Advertising for their award-winning company?
"People flipping through magazines are looking for product, not a videographer," DeGrazia says. "We go to parties and events (because) it's hard for us to not talk about what we do."
"We got into this for two reasons," says Kullman. "First, we want to control our own destiny. Second, we're both very creative and extremely passionate about what we do."
It's important to Kullman and DeGrazia that content comes from them, not higher up the structure that hires them.
Creative freedom is a mantra for entrepreneurs like Kullman and DeGrazia. Creative as they may be, however, the business still must grow.

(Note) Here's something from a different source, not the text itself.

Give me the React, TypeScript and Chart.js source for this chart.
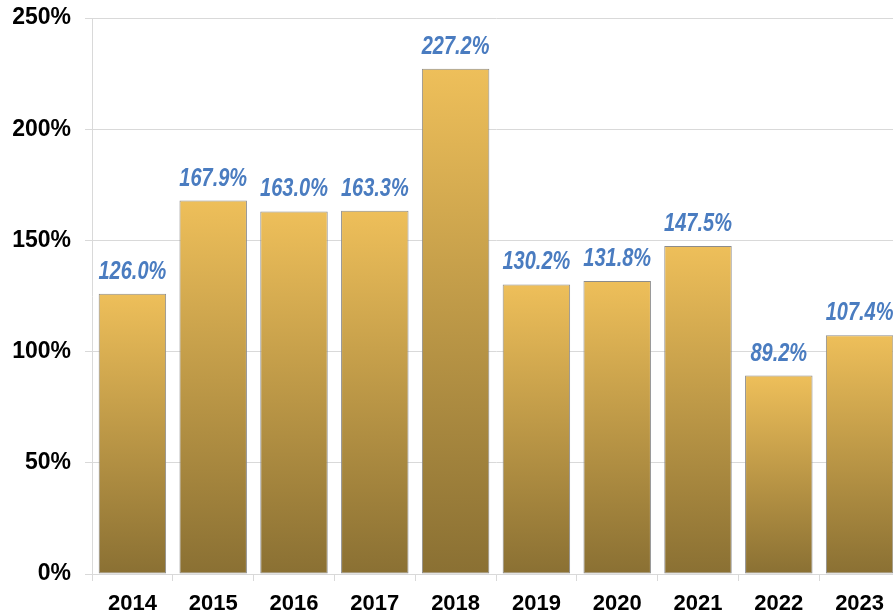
import React, { useEffect, useRef } from "react";
import { Chart, registerables } from "chart.js";

Chart.register(...registerables);

const years = ["2014", "2015", "2016", "2017", "2018", "2019", "2020", "2021", "2022", "2023"];
const values = [126.0, 167.9, 163.0, 163.3, 227.2, 130.2, 131.8, 147.5, 89.2, 107.4];
const yTicks = [0, 50, 100, 150, 200, 250];

const labelPlugin = {
  id: "valueLabels",
  afterDatasetsDraw(chart: any) {
    const ctx = chart.ctx;
    const meta = chart.getDatasetMeta(0);
    meta.data.forEach((bar: any, i: number) => {
      ctx.save();
      ctx.font = "italic bold 25px 'Liberation Sans', Arial, sans-serif";
      ctx.fillStyle = "#4A7CC0";
      ctx.textAlign = "center";
      ctx.textBaseline = "alphabetic";
      ctx.translate(bar.x, bar.y - 15);
      ctx.scale(0.8, 1);
      ctx.fillText(values[i].toFixed(1) + "%", 0, 0);
      ctx.restore();
    });
  },
};

export default function App() {
  const ref = useRef<HTMLCanvasElement>(null);
  useEffect(() => {
    const canvas = ref.current!;
    const chart = new Chart(canvas, {
      type: "bar",
      data: {
        labels: years,
        datasets: [
          {
            data: values,
            backgroundColor: (c: any) => {
              const ch = c.chart;
              const ys = ch.scales && ch.scales.y;
              if (!ys || c.parsed == null || c.parsed.y == null) return "#C9A14A";
              const top = ys.getPixelForValue(c.parsed.y);
              const bot = ys.getPixelForValue(0);
              if (!isFinite(top) || !isFinite(bot) || top === bot) return "#C9A14A";
              const g = ch.ctx.createLinearGradient(0, top, 0, bot);
              g.addColorStop(0, "#EEBF5A");
              g.addColorStop(1, "#8A7033");
              return g;
            },
            borderColor: "#8C8C8C",
            borderWidth: 1,
            borderSkipped: false,
            categoryPercentage: 1,
            barPercentage: 0.835,
          },
        ],
      },
      options: {
        animation: false,
        responsive: false,
        maintainAspectRatio: false,
        layout: { padding: { top: 18, right: 0, bottom: 0, left: 0 } },
        plugins: { legend: { display: false }, tooltip: { enabled: false } },
        scales: {
          x: {
            offset: true,
            grid: {
              display: true,
              drawOnChartArea: false,
              drawTicks: true,
              tickLength: 7,
              color: "#D9D9D9",
              offset: true,
            },
            border: { color: "#D9D9D9" },
            ticks: {
              color: "#000",
              padding: 10,
              font: { family: "'Liberation Sans', Arial, sans-serif", size: 22, weight: "bold" },
            },
            afterFit: (s: any) => {
              s.height = 40;
              s.paddingLeft = 0;
              s.paddingRight = 0;
            },
          },
          y: {
            min: 0,
            max: 250,
            afterBuildTicks: (s: any) => {
              s.ticks = yTicks.map((v) => ({ value: v }));
            },
            grid: { color: "#D9D9D9", tickLength: 7 },
            border: { color: "#D9D9D9" },
            ticks: {
              color: "#000",
              padding: 14,
              callback: (v: any) => v + "%",
              font: { family: "'Liberation Sans', Arial, sans-serif", size: 23, weight: "bold" },
            },
            afterFit: (s: any) => {
              s.width = 92;
              s.paddingTop = 0;
              s.paddingBottom = 0;
            },
          },
        },
      },
      plugins: [labelPlugin],
    });
    return () => chart.destroy();
  }, []);
  return (
    <div
      style={{
        position: "fixed",
        left: 0,
        top: 0,
        width: 893,
        height: 614,
        overflow: "hidden",
        background: "#fff",
      }}
    >
      <canvas ref={ref} width={900} height={614} style={{ width: 900, height: 614, display: "block" }} />
    </div>
  );
}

Partly to combat an anticipated slowdown in business but partly because of the freedom to choose that being their own bosses gives them, DeGrazia and Kullman expect to be "more involved with nonprofits this year. They need marketing more than ever."
The entrepreneurial freedom to point Bitter Jester wherever they want it to go comes with a price tag, as other business owners know.
"There's lots of personal sacrifice," Kullman says. "Our friends are buying condos and nice cars. We've put those things off. We're building a foundation."
"Not many of our friends are entrepreneurs," continues DeGrazia. "They're 9-5ers" with regular schedules and free weekends.